◆ YOUR TASK ◆
Pictures stay out of the copy; restate everything else in the material exactly.

◆ AVAILABLE DATA ◆
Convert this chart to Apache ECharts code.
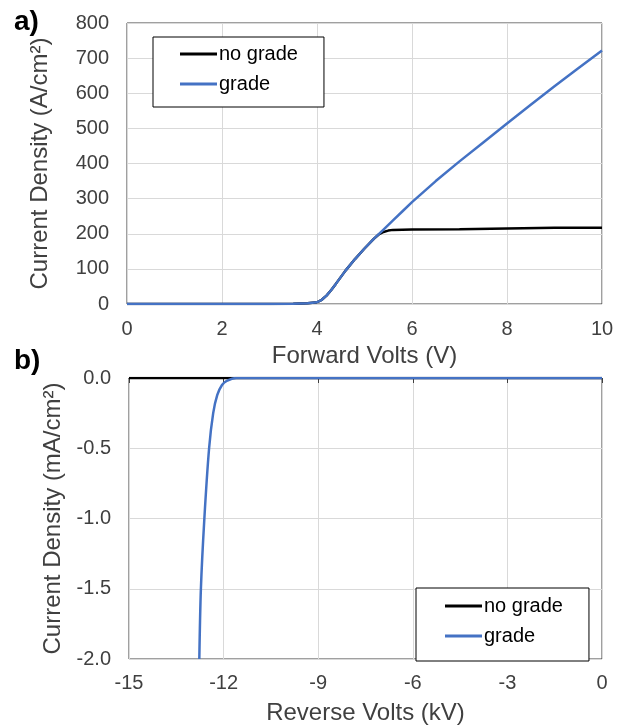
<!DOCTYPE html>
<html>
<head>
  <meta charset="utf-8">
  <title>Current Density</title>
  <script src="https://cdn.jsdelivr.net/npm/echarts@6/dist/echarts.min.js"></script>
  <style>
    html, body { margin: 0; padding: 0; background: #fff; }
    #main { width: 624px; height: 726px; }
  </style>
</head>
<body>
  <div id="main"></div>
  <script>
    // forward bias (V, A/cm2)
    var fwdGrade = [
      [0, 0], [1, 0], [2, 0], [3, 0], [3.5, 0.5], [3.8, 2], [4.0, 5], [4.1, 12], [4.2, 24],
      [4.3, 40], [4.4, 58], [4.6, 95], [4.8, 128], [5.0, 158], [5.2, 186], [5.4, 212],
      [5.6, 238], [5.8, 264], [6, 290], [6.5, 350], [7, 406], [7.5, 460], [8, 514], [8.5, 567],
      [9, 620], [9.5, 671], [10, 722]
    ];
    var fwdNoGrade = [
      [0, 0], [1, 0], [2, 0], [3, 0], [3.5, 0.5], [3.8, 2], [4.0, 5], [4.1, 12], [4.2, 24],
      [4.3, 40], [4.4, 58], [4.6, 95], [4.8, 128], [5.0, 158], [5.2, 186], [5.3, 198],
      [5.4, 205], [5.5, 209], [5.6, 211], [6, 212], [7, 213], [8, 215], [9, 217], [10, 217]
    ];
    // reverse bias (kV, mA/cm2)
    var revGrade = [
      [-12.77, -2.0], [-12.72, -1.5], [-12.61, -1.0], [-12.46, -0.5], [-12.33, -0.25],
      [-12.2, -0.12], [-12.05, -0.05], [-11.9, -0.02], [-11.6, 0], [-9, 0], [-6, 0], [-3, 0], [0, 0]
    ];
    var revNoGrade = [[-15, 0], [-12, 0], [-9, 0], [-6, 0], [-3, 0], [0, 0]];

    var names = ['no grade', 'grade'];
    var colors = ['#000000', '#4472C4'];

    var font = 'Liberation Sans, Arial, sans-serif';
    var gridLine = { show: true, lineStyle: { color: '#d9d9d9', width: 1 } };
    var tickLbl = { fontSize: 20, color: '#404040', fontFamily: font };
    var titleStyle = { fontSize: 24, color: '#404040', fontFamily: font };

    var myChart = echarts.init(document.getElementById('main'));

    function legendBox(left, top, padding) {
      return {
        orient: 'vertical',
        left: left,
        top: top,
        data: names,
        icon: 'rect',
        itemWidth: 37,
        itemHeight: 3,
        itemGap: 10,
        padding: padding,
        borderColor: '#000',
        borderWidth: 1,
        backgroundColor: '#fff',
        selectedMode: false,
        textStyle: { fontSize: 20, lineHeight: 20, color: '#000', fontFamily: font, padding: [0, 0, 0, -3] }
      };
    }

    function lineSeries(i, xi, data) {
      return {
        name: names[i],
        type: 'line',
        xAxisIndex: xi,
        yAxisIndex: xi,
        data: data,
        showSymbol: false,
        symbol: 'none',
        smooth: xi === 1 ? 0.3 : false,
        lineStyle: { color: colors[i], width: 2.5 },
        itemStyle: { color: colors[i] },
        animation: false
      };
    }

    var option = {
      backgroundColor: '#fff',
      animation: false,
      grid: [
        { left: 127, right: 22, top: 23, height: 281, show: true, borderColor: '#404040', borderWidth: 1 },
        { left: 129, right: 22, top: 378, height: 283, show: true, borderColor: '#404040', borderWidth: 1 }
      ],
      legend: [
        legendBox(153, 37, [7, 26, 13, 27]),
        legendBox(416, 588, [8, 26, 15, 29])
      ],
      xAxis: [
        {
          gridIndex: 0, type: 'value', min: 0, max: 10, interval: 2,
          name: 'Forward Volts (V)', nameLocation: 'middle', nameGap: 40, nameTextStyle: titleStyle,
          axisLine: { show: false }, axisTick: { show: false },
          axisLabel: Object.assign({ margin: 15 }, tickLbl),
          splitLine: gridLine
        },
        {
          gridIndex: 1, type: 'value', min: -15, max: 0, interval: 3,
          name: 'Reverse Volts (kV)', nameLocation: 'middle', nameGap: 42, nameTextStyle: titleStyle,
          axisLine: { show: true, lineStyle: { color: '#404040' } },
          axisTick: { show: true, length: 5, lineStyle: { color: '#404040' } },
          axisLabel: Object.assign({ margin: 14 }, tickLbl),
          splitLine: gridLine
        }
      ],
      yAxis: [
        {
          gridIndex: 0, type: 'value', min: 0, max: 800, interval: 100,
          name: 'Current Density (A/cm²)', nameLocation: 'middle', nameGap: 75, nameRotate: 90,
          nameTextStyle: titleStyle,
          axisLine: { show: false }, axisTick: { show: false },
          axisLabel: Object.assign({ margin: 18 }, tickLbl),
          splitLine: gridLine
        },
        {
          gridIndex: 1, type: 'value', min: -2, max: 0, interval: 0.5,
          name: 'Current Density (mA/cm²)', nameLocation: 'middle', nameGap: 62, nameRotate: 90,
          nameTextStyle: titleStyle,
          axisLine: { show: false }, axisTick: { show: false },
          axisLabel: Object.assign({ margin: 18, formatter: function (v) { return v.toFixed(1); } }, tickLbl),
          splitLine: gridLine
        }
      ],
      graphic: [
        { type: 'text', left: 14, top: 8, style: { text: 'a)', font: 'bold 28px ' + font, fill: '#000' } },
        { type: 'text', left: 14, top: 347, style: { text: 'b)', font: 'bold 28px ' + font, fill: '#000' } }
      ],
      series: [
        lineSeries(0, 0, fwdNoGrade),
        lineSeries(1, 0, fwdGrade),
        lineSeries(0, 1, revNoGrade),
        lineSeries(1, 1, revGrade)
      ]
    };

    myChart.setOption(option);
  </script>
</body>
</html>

◆ REPLY TO THE EXERCISE ◆
Convert this chart to Apache ECharts code.
<!DOCTYPE html>
<html>
<head>
  <meta charset="utf-8">
  <title>Current Density</title>
  <script src="https://cdn.jsdelivr.net/npm/echarts@6/dist/echarts.min.js"></script>
  <style>
    html, body { margin: 0; padding: 0; background: #fff; }
    #main { width: 624px; height: 726px; }
  </style>
</head>
<body>
  <div id="main"></div>
  <script>
    // forward bias (V, A/cm2)
    var fwdGrade = [
      [0, 0], [1, 0], [2, 0], [3, 0], [3.5, 0.5], [3.8, 2], [4.0, 5], [4.1, 12], [4.2, 24],
      [4.3, 40], [4.4, 58], [4.6, 95], [4.8, 128], [5.0, 158], [5.2, 186], [5.4, 212],
      [5.6, 238], [5.8, 264], [6, 290], [6.5, 350], [7, 406], [7.5, 460], [8, 514], [8.5, 567],
      [9, 620], [9.5, 671], [10, 722]
    ];
    var fwdNoGrade = [
      [0, 0], [1, 0], [2, 0], [3, 0], [3.5, 0.5], [3.8, 2], [4.0, 5], [4.1, 12], [4.2, 24],
      [4.3, 40], [4.4, 58], [4.6, 95], [4.8, 128], [5.0, 158], [5.2, 186], [5.3, 198],
      [5.4, 205], [5.5, 209], [5.6, 211], [6, 212], [7, 213], [8, 215], [9, 217], [10, 217]
    ];
    // reverse bias (kV, mA/cm2)
    var revGrade = [
      [-12.77, -2.0], [-12.72, -1.5], [-12.61, -1.0], [-12.46, -0.5], [-12.33, -0.25],
      [-12.2, -0.12], [-12.05, -0.05], [-11.9, -0.02], [-11.6, 0], [-9, 0], [-6, 0], [-3, 0], [0, 0]
    ];
    var revNoGrade = [[-15, 0], [-12, 0], [-9, 0], [-6, 0], [-3, 0], [0, 0]];

    var names = ['no grade', 'grade'];
    var colors = ['#000000', '#4472C4'];

    var font = 'Liberation Sans, Arial, sans-serif';
    var gridLine = { show: true, lineStyle: { color: '#d9d9d9', width: 1 } };
    var tickLbl = { fontSize: 20, color: '#404040', fontFamily: font };
    var titleStyle = { fontSize: 24, color: '#404040', fontFamily: font };

    var myChart = echarts.init(document.getElementById('main'));

    function legendBox(left, top, padding) {
      return {
        orient: 'vertical',
        left: left,
        top: top,
        data: names,
        icon: 'rect',
        itemWidth: 37,
        itemHeight: 3,
        itemGap: 10,
        padding: padding,
        borderColor: '#000',
        borderWidth: 1,
        backgroundColor: '#fff',
        selectedMode: false,
        textStyle: { fontSize: 20, lineHeight: 20, color: '#000', fontFamily: font, padding: [0, 0, 0, -3] }
      };
    }

    function lineSeries(i, xi, data) {
      return {
        name: names[i],
        type: 'line',
        xAxisIndex: xi,
        yAxisIndex: xi,
        data: data,
        showSymbol: false,
        symbol: 'none',
        smooth: xi === 1 ? 0.3 : false,
        lineStyle: { color: colors[i], width: 2.5 },
        itemStyle: { color: colors[i] },
        animation: false
      };
    }

    var option = {
      backgroundColor: '#fff',
      animation: false,
      grid: [
        { left: 127, right: 22, top: 23, height: 281, show: true, borderColor: '#404040', borderWidth: 1 },
        { left: 129, right: 22, top: 378, height: 283, show: true, borderColor: '#404040', borderWidth: 1 }
      ],
      legend: [
        legendBox(153, 37, [7, 26, 13, 27]),
        legendBox(416, 588, [8, 26, 15, 29])
      ],
      xAxis: [
        {
          gridIndex: 0, type: 'value', min: 0, max: 10, interval: 2,
          name: 'Forward Volts (V)', nameLocation: 'middle', nameGap: 40, nameTextStyle: titleStyle,
          axisLine: { show: false }, axisTick: { show: false },
          axisLabel: Object.assign({ margin: 15 }, tickLbl),
          splitLine: gridLine
        },
        {
          gridIndex: 1, type: 'value', min: -15, max: 0, interval: 3,
          name: 'Reverse Volts (kV)', nameLocation: 'middle', nameGap: 42, nameTextStyle: titleStyle,
          axisLine: { show: true, lineStyle: { color: '#404040' } },
          axisTick: { show: true, length: 5, lineStyle: { color: '#404040' } },
          axisLabel: Object.assign({ margin: 14 }, tickLbl),
          splitLine: gridLine
        }
      ],
      yAxis: [
        {
          gridIndex: 0, type: 'value', min: 0, max: 800, interval: 100,
          name: 'Current Density (A/cm²)', nameLocation: 'middle', nameGap: 75, nameRotate: 90,
          nameTextStyle: titleStyle,
          axisLine: { show: false }, axisTick: { show: false },
          axisLabel: Object.assign({ margin: 18 }, tickLbl),
          splitLine: gridLine
        },
        {
          gridIndex: 1, type: 'value', min: -2, max: 0, interval: 0.5,
          name: 'Current Density (mA/cm²)', nameLocation: 'middle', nameGap: 62, nameRotate: 90,
          nameTextStyle: titleStyle,
          axisLine: { show: false }, axisTick: { show: false },
          axisLabel: Object.assign({ margin: 18, formatter: function (v) { return v.toFixed(1); } }, tickLbl),
          splitLine: gridLine
        }
      ],
      graphic: [
        { type: 'text', left: 14, top: 8, style: { text: 'a)', font: 'bold 28px ' + font, fill: '#000' } },
        { type: 'text', left: 14, top: 347, style: { text: 'b)', font: 'bold 28px ' + font, fill: '#000' } }
      ],
      series: [
        lineSeries(0, 0, fwdNoGrade),
        lineSeries(1, 0, fwdGrade),
        lineSeries(0, 1, revNoGrade),
        lineSeries(1, 1, revGrade)
      ]
    };

    myChart.setOption(option);
  </script>
</body>
</html>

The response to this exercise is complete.